The thing is though, even after all that, I don’t like to complain about life too much because in the grand scheme of things I am extremely lucky for all that I have. I have love and family and friends and enough money and all my limbs are intact. I’m not blind or deaf and I have my health back almost as good as new. It is because of all of these things, I feel, that I have such bad luck in the small, day-to-day sense, where no matter what I do, I make an ass of myself or a bird poos on my new jacket or something ridiculous like that.
There is some kind of force, which is stronger than I am, dictating that I be in the wrong place at the wrong time. So I have just had to make peace with the fact that I am and always will be a wee bit of an eejit. A lovable eejit, as my grandpa once said, but an eejit all the same.
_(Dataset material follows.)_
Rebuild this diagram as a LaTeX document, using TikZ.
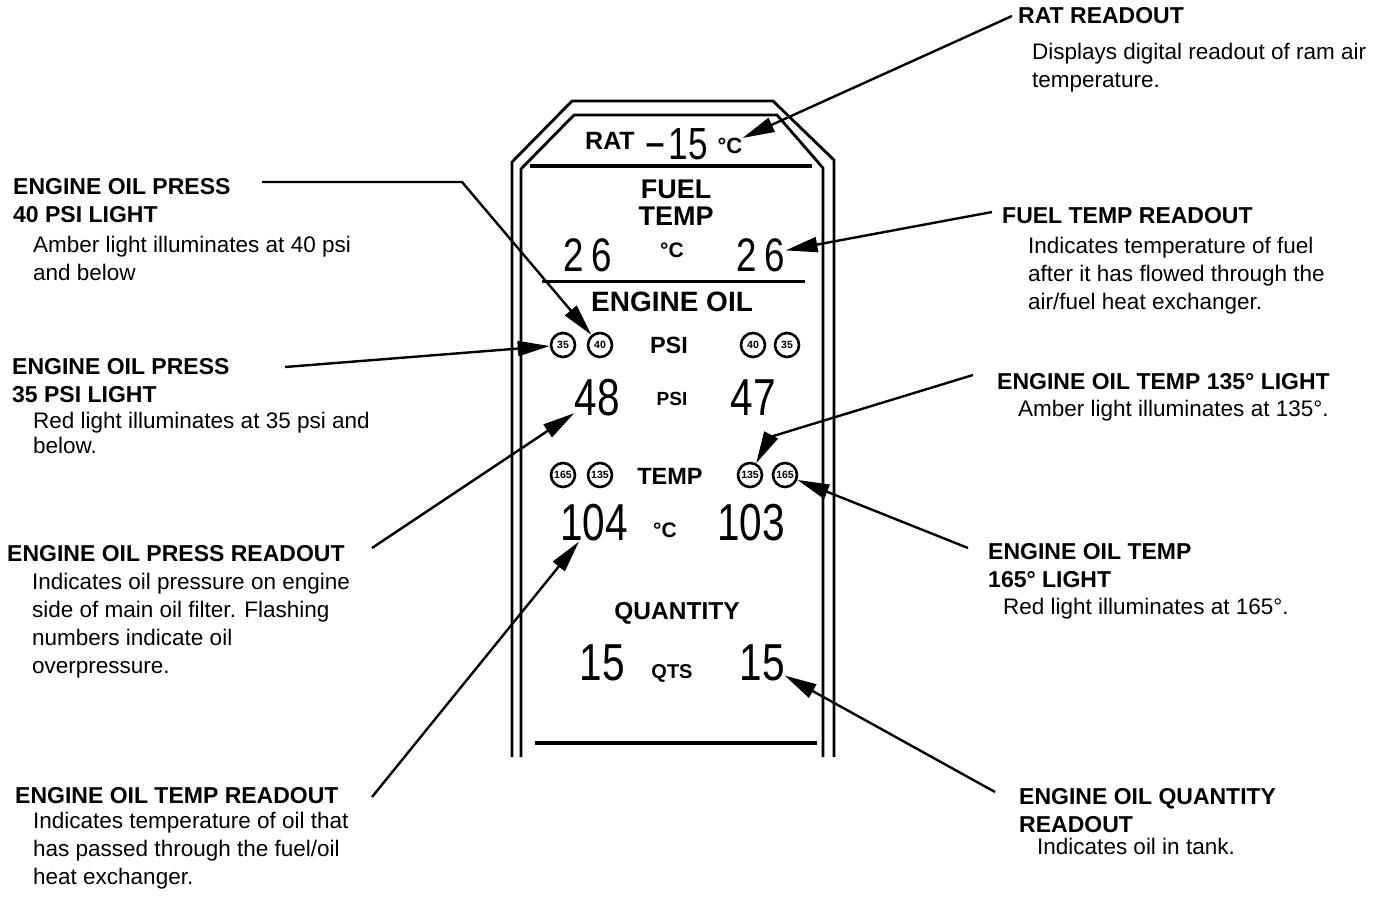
\documentclass[tikz,border=0pt]{standalone}
\usepackage{fontspec}
\setmainfont{Liberation Sans}
\newfontfamily\segfont[FakeStretch=0.78]{Liberation Sans}
\usepackage{tikz}
\usetikzlibrary{positioning,arrows.meta}

\begin{document}
\begin{tikzpicture}[x=1pt,y=-1pt,
  head/.style={anchor=north west,inner sep=0pt,align=left,font=\bfseries\fontsize{23}{28}\selectfont},
  desc/.style={anchor=north west,inner sep=0pt,align=left,font=\fontsize{22.5}{28}\selectfont},
  lbl/.style={inner sep=0pt,font=\bfseries\fontsize{#1}{#1}\selectfont},
  lbl/.default=24,
  seg/.style={inner sep=0pt,font=\segfont\fontsize{#1}{#1}\selectfont},
  seg/.default=52,
  lamp/.style={circle,draw,line width=2.6pt,minimum size=24pt,inner sep=0pt,font=\bfseries\fontsize{10.5}{10.5}\selectfont},
  arr/.style={line width=2.4pt,-{Triangle[length=32pt,width=15pt]}},
  panelline/.style={line width=2.8pt}]
\useasboundingbox (0,0) rectangle (1396,905);
% panel outline
\draw[panelline] (512,757) -- (512,162) -- (572,101) -- (773,101) -- (834,160) -- (834,757);
\draw[panelline] (521,757) -- (521,169) -- (574,115) -- (777,115) -- (823,168) -- (823,757);
% separators
\draw[line width=3.5pt] (530,166) -- (812,166);
\draw[line width=3pt] (542,281) -- (805,281);
\draw[line width=3.5pt] (535,743) -- (817,743);
% ram air temperature
\node[lbl=25] (rat) at (610,141) {RAT};
\node[lbl=34,anchor=base] (ratdash) at (655,154) {--};
\node[seg=45] (ratval) at (688,144) {15};
\node[lbl=22] (ratunit) at (730,146) {°C};
% fuel temperature
\node[lbl=27] (fuel) at (676,189) {FUEL};
\node[lbl=27] (fueltemp) at (676,216) {TEMP};
\node[seg=47] (fuelL) at (588,255) {2\kern8pt6};
\node[lbl=21] (fuelunit) at (672,250) {°C};
\node[seg=47] (fuelR) at (761,255) {2\kern8pt6};
\node[lbl=28] (oil) at (672,302) {ENGINE OIL};
% pressure
\node[lamp] (p35L) at (563,345) {35};
\node[lamp] (p40L) at (600,345) {40};
\node[lbl=23.5] (psi) at (669,345) {PSI};
\node[lamp] (p40R) at (753,345) {40};
\node[lamp] (p35R) at (787,345) {35};
\node[seg] (pressL) at (597,398) {48};
\node[lbl=19] (psiunit) at (672,399) {PSI};
\node[seg] (pressR) at (753,398) {47};
% temperature
\node[lamp] (t165L) at (563,475) {165};
\node[lamp] (t135L) at (600,475) {135};
\node[lbl=23.5] (temp) at (670,476) {TEMP};
\node[lamp] (t135R) at (750,475) {135};
\node[lamp] (t165R) at (785,475) {165};
\node[seg] (tempL) at (594,523) {104};
\node[lbl=21] (tempunit) at (665,530) {°C};
\node[seg] (tempR) at (751,523) {103};
% quantity
\node[lbl=24.5] (qty) at (677,613) {QUANTITY};
\node[seg] (qtyL) at (602,663) {15};
\node[lbl=20] (qtyunit) at (672,673) {QTS};
\node[seg] (qtyR) at (762,663) {15};
% left callouts
\node[head] (h40) at (13,178) {ENGINE OIL PRESS\\40 PSI LIGHT};
\node[desc] (d40) at (33,236) {Amber light illuminates at 40 psi\\and below};
\node[head] (h35) at (12,358) {ENGINE OIL PRESS\\35 PSI LIGHT};
\node[desc,font=\fontsize{22.5}{25}\selectfont] (d35) at (33,412) {Red light illuminates at 35 psi and\\below.};
\node[head] (hpress) at (7,545) {ENGINE OIL PRESS READOUT};
\node[desc] (dpress) at (32,573) {Indicates oil pressure on engine\\side of main oil filter. Flashing\\numbers indicate oil\\overpressure.};
\node[head] (htemp) at (15,787) {ENGINE OIL TEMP READOUT};
\node[desc] (dtemp) at (33,812) {Indicates temperature of oil that\\has passed through the fuel/oil\\heat exchanger.};
% right callouts
\node[head] (hrat) at (1018,7) {RAT READOUT};
\node[desc] (drat) at (1032,43) {Displays digital readout of ram air\\temperature.};
\node[head] (hfuel) at (1002,207) {FUEL TEMP READOUT};
\node[desc] (dfuel) at (1028,237) {Indicates temperature of fuel\\after it has flowed through the\\air/fuel heat exchanger.};
\node[head] (h135) at (997,373) {ENGINE OIL TEMP 135° LIGHT};
\node[desc] (d135) at (1018,400) {Amber light illuminates at 135°.};
\node[head] (h165) at (988,543) {ENGINE OIL TEMP\\165° LIGHT};
\node[desc] (d165) at (1003,598) {Red light illuminates at 165°.};
\node[head] (hqty) at (1019,788) {ENGINE OIL QUANTITY\\READOUT};
\node[desc] (dqty) at (1037,838) {Indicates oil in tank.};
% leaders
\coordinate (c40) at (262,182);
\draw[arr] (c40) -- (462,182) -- (p40L);
\coordinate (c35) at (285,367);
\draw[arr] (c35) -- (p35L);
\coordinate (cpress) at (372,548);
\draw[arr] (cpress) -- (pressL);
\coordinate (ctemp) at (372,797);
\draw[arr] (ctemp) -- (tempL);
\coordinate (crat) at (1012,16);
\draw[arr] (crat) -- (ratunit.north east);
\coordinate (cfuel) at (992,212);
\draw[arr] (cfuel) -- (fuelR);
\coordinate (c135) at (973,375);
\draw[arr] (c135) -- (770,437) -- (t135R);
\coordinate (c165) at (968,548);
\draw[arr] (c165) -- (t165R);
\coordinate (cqty) at (995,792);
\draw[arr] (cqty) -- (qtyR);
\end{tikzpicture}
\end{document}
Which is why I’m trying to laugh at the fact that this weekend I got in a car with a complete stranger, thinking it was FP, and began shouting at him in English. Where the hell have you been? I said, angrily buckling my seatbelt. I’ve been waiting in the rain for ages, I’m bloody soaked through, I screeched as I flung my handbag on the backseat and crossed my arms. Arrrghhhh I roared for extra effect. And when I turned to my left and saw an extremely confused, frightened man in his 50’s cowering away from me, I thought I was literally going to pass out from shock. I grabbed my handbag and uttered some words of apology before jumping out of the car as fast as I could, spotting monsieur FP sitting in his Nissan on the other side of the road, chuckling away.
It was the exact same car. The exact same colour. Sitting in the space where FP often parks. Now if that isn’t proof that I’m unlucky, then I don’t know what is.